BEGIN Data

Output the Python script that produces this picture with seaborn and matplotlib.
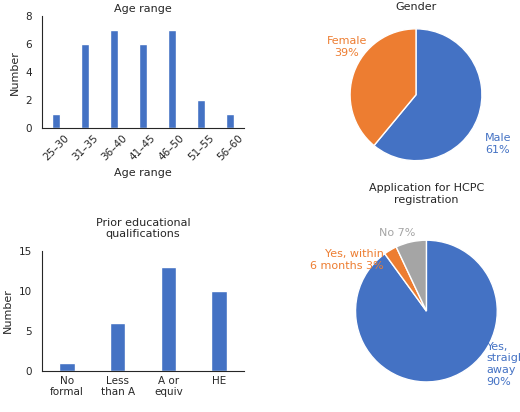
import matplotlib
matplotlib.use("Agg")
import matplotlib.pyplot as plt
import seaborn as sns
import pandas as pd

age_cats = ["25–30", "31–35", "36–40", "41–45", "46–50", "51–55", "56–60"]
age_vals = [1, 6, 7, 6, 7, 2, 1]
edu_cats = ["No\nformal", "Less\nthan A", "A or\nequiv", "HE"]
edu_vals = [1, 6, 13, 10]
gender_labels = ["Male\n61%", "Female\n39%"]
gender_vals = [61, 39]
hcpc_labels = ["Yes,\nstraight\naway\n90%", "Yes, within\n6 months 3%", "No 7%"]
hcpc_vals = [90, 3, 7]

BLUE, ORANGE, GRAY = "#4472C4", "#ED7D31", "#A5A5A5"
sns.set_style("white")
plt.rcParams['font.family'] = ['DejaVu Sans']
plt.rcParams['font.size'] = 8

fig = plt.figure(figsize=(5.2, 4.12), dpi=100)

ax1 = fig.add_axes([0.08, 0.69, 0.39, 0.27])
sns.barplot(x=pd.Categorical(age_cats, categories=age_cats), y=age_vals, color=BLUE, width=0.3, ax=ax1, saturation=1)
ax1.set_ylim(0, 8); ax1.set_yticks([0, 2, 4, 6, 8])
ax1.set_title("Age range", fontsize=8, pad=3)
ax1.set_xlabel("Age range", fontsize=8); ax1.set_ylabel("Number", fontsize=8)
ax1.tick_params(axis='x', rotation=45, labelsize=7.5, length=0)
ax1.tick_params(axis='y', labelsize=7.5)
for s in ["top", "right"]: ax1.spines[s].set_visible(False)

ax2 = fig.add_axes([0.08, 0.1, 0.39, 0.29])
sns.barplot(x=pd.Categorical(edu_cats, categories=edu_cats), y=edu_vals, color=BLUE, width=0.3, ax=ax2, saturation=1)
ax2.set_ylim(0, 15); ax2.set_yticks([0, 5, 10, 15])
ax2.set_title("Prior educational\nqualifications", fontsize=8, pad=10)
ax2.set_ylabel("Number", fontsize=8)
ax2.tick_params(axis='x', labelsize=7.5, length=0)
ax2.tick_params(axis='y', labelsize=7.5)
for s in ["top", "right"]: ax2.spines[s].set_visible(False)

ax3 = fig.add_axes([0.6, 0.57, 0.4, 0.4])
w, t = ax3.pie(gender_vals, colors=[BLUE, ORANGE], startangle=90, counterclock=False,
               labels=gender_labels, textprops=dict(fontsize=8))
for tx, c in zip(t, [BLUE, ORANGE]): tx.set_color(c)
t[0].set_position((1.05, -0.75)); t[0].set_ha("left")
t[1].set_position((-1.05, 0.72)); t[1].set_ha("center")
ax3.set_title("Gender", fontsize=8, pad=2)

ax4 = fig.add_axes([0.62, 0.03, 0.4, 0.43])
w, t = ax4.pie(hcpc_vals, colors=[BLUE, ORANGE, GRAY], startangle=90, counterclock=False,
               labels=hcpc_labels, textprops=dict(fontsize=8))
for tx, c in zip(t, [BLUE, ORANGE, GRAY]): tx.set_color(c)
t[0].set_position((0.85, -0.75)); t[0].set_ha("left")
t[1].set_position((-0.6, 0.72)); t[1].set_ha("right")
t[2].set_position((-0.15, 1.1)); t[2].set_ha("right")
ax4.set_title("Application for HCPC\nregistration", fontsize=8, pad=14)

fig.savefig("out.png", dpi=100)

END Data

• Problem statement:
Pictures excluded, repeat exactly the lines from the top of the material through the line with "fig = plt.figure(figsize=(5.2, 4.12), dpi=100)", including both of those lines.

• Task solution:
Output the Python script that produces this picture with seaborn and matplotlib.
import matplotlib
matplotlib.use("Agg")
import matplotlib.pyplot as plt
import seaborn as sns
import pandas as pd

age_cats = ["25–30", "31–35", "36–40", "41–45", "46–50", "51–55", "56–60"]
age_vals = [1, 6, 7, 6, 7, 2, 1]
edu_cats = ["No\nformal", "Less\nthan A", "A or\nequiv", "HE"]
edu_vals = [1, 6, 13, 10]
gender_labels = ["Male\n61%", "Female\n39%"]
gender_vals = [61, 39]
hcpc_labels = ["Yes,\nstraight\naway\n90%", "Yes, within\n6 months 3%", "No 7%"]
hcpc_vals = [90, 3, 7]

BLUE, ORANGE, GRAY = "#4472C4", "#ED7D31", "#A5A5A5"
sns.set_style("white")
plt.rcParams['font.family'] = ['DejaVu Sans']
plt.rcParams['font.size'] = 8

fig = plt.figure(figsize=(5.2, 4.12), dpi=100)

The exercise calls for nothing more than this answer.